Randall a déclaré son soutien aux travailleurs de Volvo. «Nous avons besoin de plus de gens qui se battent pour ces travailleurs! Nous devons nous soutenir les uns les autres.»

Randall

«Si je peux être franc», a déclaré Johnny, un autre travailleur, «l’UAW ne raconte que des conneries. Ils prennent notre argent à chaque paie et où va-t-il? Ils devraient tout faire pour soutenir ces travailleurs et ils ne le font pas. Pas de surprise».

Un travailleur de Warren Truck qui a suivi la grève de Volvo par le biais du bulletin d’information des travailleurs de l’automobile du WSWS a déclaré: «J’espère qu’ils obtiendront ce qu’ils veulent, vraiment. Ils ont notre soutien».

Une travailleuse qui avait lu un exemplaire précédent de la lettre d’information a déclaré: «Je les soutiens à 100 pour cent.» Lorsqu’on lui a demandé si les travailleurs de Detroit voulaient également se battre pour une augmentation de salaire de 25 pour cent, elle a répondu: «Tout à fait». En ce qui concerne le système de salaires à plusieurs vitesses, elle a déclaré: «Il faut qu’on s’en débarrasse.»

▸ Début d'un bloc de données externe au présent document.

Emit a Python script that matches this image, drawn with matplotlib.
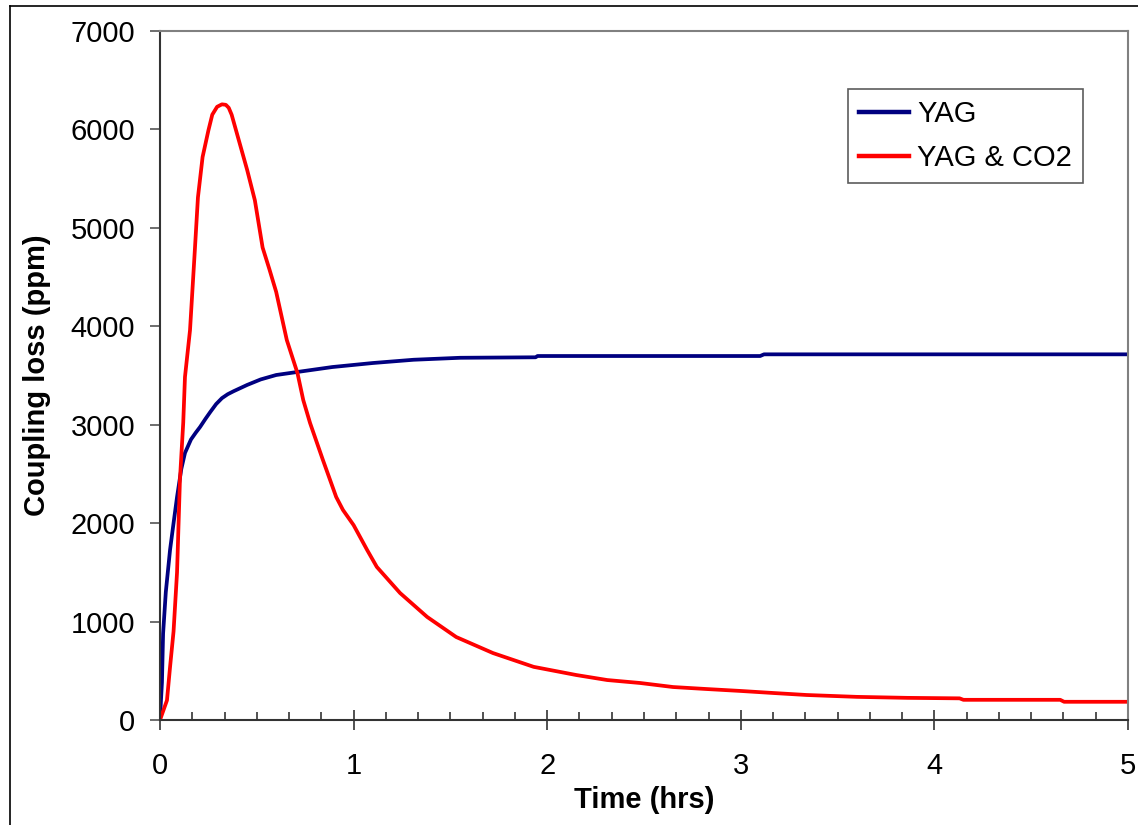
import matplotlib.pyplot as plt
from matplotlib.lines import Line2D
from matplotlib.ticker import MultipleLocator

plt.rcParams['font.family'] = ['Liberation Sans', 'DejaVu Sans']

# time (hrs) and coupling loss (ppm)
yag_t = [0, 0.005, 0.01, 0.016, 0.03, 0.052, 0.07, 0.088, 0.11, 0.129, 0.16,
         0.185, 0.207, 0.235, 0.26, 0.29, 0.32, 0.35, 0.38, 0.45, 0.52, 0.60,
         0.71, 0.89, 1.10, 1.31, 1.55, 1.94, 1.95, 3.10, 3.12, 5.0]
yag_loss = [0, 200, 380, 880, 1300, 1730, 2000, 2265, 2550, 2713, 2850,
            2920, 2977, 3060, 3130, 3210, 3270, 3310, 3340, 3404, 3460, 3505,
            3536, 3586, 3627, 3660, 3680, 3685, 3698, 3698, 3715, 3715]

co2_t = [0, 0.036, 0.052, 0.07, 0.088, 0.103, 0.12, 0.129, 0.155, 0.18, 0.196,
         0.22, 0.25, 0.27, 0.295, 0.32, 0.34, 0.355, 0.37, 0.41, 0.45, 0.49,
         0.53, 0.565, 0.60, 0.655, 0.71, 0.74, 0.775, 0.84, 0.91, 0.945, 1.0,
         1.07, 1.12, 1.24, 1.38, 1.53, 1.72, 1.93, 2.15, 2.31, 2.48, 2.65,
         2.82, 3.0, 3.17, 3.34, 3.6, 3.86, 4.13, 4.15, 4.65, 4.67, 5.0]
co2_loss = [0, 200, 540, 900, 1500, 2440, 3020, 3485, 3960, 4775, 5310,
            5720, 5990, 6150, 6230, 6255, 6250, 6220, 6150, 5870, 5590, 5280,
            4800, 4580, 4350, 3860, 3525, 3250, 3018, 2650, 2266, 2134, 1980,
            1727, 1555, 1290, 1047, 843, 680, 540, 457, 406, 376, 335,
            315, 295, 274, 254, 235, 225, 220, 205, 205, 185, 185]

W, H = 1138, 825
fig = plt.figure(figsize=(W / 100, H / 100), dpi=100)
ax = fig.add_axes([160 / W, 1 - 720 / H, (1128 - 160) / W, (720 - 31) / H])

ax.plot(yag_t, yag_loss, color='#000080', lw=2.7, label='YAG')
ax.plot(co2_t, co2_loss, color='#FF0000', lw=2.7, label='YAG & CO2')

ax.set_xlim(0, 5)
ax.set_ylim(0, 7000)
ax.xaxis.set_major_locator(MultipleLocator(1))
ax.xaxis.set_minor_locator(MultipleLocator(1 / 6))
ax.yaxis.set_major_locator(MultipleLocator(1000))

ax.tick_params(axis='x', which='major', direction='inout', length=14, width=1.2,
               color='#333333', labelsize=21, pad=16)
ax.tick_params(axis='x', which='minor', direction='in', length=6, width=1.2,
               color='#333333')
ax.tick_params(axis='y', which='major', direction='out', length=7, width=1.2,
               color='#555555', labelsize=21, pad=11)

for side in ['top', 'right']:
    ax.spines[side].set_color('#808080')
    ax.spines[side].set_linewidth(1.5)
for side in ['left', 'bottom']:
    ax.spines[side].set_color('#333333')
    ax.spines[side].set_linewidth(1.5)

ax.set_xlabel('Time (hrs)', fontsize=21, fontweight='bold', labelpad=4)
ax.set_ylabel('Coupling loss (ppm)', fontsize=21, fontweight='bold', labelpad=14)

leg = ax.legend(loc='upper left', bbox_to_anchor=((848 - 160) / 968, 1 - (89 - 31) / 689),
                fontsize=21, frameon=True, fancybox=False, handlelength=1.7,
                borderaxespad=0, borderpad=0.38, labelspacing=0.55, handletextpad=0.28)
leg.get_frame().set_edgecolor('#333333')
leg.get_frame().set_linewidth(1.2)
for line in leg.get_lines():
    line.set_linewidth(3.2)

# outer chart border (only left and top edges are visible in the crop)
fig.add_artist(Line2D([10 / W, 10 / W], [0, 1 - 6 / H], color='black', lw=1.2))
fig.add_artist(Line2D([10 / W, 1], [1 - 6 / H, 1 - 6 / H], color='black', lw=1.2))

fig.savefig('out.png', dpi=100)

Sur les nombreux travailleurs qui se sont arrêtés pour lui parler et lui adresser des mots de soutien et d’encouragement, le gréviste de Volvo a déclaré au WSWS: «De nombreux travailleurs de Detroit nous ont soutenus. Ils ont exprimé leur solidarité et nous ont encouragés. Presque tous les travailleurs du changement d’équipe ont pris les bulletins d’information sur notre grève. Je leur ai dit de penser à nous et de continuer à s’exprimer».

«Nous devons faire équipe avec les travailleurs de Detroit, avec ceux de Mack et de Volvo dans le monde entier. Nous avons besoin d’une seule équipe, d’un seul combat.»